(Charts and diagrams as code)

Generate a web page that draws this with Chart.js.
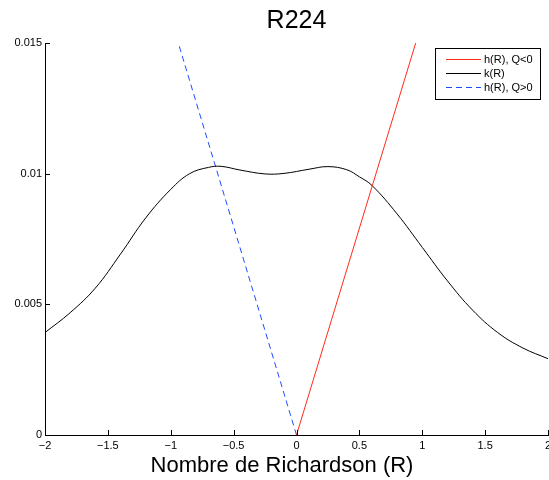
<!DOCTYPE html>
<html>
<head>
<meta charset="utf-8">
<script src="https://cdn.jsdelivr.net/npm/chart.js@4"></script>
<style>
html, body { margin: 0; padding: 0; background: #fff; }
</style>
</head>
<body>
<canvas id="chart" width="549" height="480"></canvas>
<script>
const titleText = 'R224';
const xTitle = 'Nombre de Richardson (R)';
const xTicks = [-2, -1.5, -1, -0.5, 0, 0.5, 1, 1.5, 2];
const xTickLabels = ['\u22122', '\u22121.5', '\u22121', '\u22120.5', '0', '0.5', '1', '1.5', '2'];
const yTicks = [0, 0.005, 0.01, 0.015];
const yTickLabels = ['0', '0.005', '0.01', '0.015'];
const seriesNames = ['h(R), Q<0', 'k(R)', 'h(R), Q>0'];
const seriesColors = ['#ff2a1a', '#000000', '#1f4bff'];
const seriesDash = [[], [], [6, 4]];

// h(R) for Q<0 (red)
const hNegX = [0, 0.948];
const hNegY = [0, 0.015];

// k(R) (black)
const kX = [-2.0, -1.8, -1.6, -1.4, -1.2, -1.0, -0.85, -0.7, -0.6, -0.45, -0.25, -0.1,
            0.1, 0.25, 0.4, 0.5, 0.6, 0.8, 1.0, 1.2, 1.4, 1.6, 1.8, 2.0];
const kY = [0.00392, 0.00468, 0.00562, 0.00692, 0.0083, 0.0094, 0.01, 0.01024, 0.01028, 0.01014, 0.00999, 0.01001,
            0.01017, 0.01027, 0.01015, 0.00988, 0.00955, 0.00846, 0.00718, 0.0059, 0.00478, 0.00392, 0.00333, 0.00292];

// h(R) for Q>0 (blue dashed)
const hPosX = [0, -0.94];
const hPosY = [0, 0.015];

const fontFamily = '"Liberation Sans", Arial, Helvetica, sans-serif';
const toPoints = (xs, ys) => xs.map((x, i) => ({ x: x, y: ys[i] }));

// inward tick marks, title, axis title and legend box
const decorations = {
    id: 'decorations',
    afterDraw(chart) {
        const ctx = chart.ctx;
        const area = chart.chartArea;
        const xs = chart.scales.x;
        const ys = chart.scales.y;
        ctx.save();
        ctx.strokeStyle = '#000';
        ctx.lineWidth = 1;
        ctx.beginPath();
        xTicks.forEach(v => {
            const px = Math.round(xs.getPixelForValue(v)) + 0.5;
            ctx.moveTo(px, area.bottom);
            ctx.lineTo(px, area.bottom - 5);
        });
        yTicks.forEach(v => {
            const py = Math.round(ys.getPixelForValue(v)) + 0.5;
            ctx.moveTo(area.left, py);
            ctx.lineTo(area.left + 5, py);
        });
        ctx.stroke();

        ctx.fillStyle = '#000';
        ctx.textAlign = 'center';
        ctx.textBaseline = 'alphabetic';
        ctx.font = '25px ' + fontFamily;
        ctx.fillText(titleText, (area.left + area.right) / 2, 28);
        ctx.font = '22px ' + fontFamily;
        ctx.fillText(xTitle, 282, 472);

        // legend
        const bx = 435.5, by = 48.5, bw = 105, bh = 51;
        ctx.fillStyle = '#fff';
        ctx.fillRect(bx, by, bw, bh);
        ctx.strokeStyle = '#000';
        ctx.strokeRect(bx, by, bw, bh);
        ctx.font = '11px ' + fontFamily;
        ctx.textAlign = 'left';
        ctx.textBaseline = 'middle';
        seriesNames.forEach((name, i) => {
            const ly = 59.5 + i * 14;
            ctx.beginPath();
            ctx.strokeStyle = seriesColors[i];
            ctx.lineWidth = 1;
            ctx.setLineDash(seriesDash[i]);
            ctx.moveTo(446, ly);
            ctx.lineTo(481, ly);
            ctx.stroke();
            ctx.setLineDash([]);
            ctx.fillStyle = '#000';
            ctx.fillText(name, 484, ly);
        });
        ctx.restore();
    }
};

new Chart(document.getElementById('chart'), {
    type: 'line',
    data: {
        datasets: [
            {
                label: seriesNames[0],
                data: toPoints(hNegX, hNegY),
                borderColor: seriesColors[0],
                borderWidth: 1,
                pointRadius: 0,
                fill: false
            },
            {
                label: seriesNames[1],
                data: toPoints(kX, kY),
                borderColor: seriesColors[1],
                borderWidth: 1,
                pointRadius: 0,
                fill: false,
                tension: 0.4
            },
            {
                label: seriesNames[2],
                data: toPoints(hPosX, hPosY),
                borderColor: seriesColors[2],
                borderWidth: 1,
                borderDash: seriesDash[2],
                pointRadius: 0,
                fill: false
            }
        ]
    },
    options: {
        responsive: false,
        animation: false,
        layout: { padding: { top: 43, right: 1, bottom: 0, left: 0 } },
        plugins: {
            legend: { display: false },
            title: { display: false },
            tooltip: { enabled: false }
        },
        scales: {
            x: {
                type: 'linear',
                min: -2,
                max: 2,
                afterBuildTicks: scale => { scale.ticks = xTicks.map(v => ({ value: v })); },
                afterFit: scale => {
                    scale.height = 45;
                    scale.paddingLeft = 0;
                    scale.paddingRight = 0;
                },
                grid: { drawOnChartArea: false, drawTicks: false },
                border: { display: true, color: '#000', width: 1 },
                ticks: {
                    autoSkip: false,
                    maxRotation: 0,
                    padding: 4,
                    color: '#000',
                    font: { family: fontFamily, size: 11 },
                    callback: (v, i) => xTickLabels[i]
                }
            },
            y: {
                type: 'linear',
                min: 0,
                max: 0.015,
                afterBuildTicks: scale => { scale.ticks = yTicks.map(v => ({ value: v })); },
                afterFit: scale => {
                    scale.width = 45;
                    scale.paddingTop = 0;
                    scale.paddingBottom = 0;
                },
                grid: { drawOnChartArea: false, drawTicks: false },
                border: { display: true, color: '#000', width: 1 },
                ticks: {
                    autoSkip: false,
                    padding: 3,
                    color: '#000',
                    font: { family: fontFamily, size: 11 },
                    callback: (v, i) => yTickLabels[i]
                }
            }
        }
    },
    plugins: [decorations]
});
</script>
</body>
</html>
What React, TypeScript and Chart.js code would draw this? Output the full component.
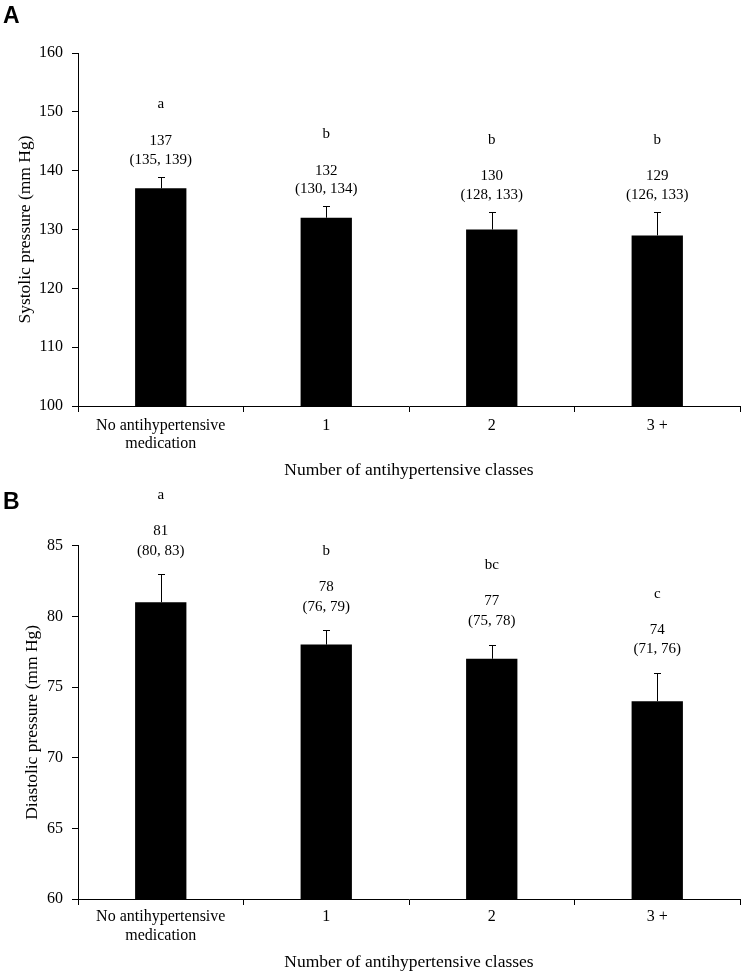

*Problem to solve*:
Identify the lines above with the word "this". Copy them.

*Task output*:
Generate a web page that draws this with Chart.js.
What React, TypeScript and Chart.js code would draw this? Output the full component.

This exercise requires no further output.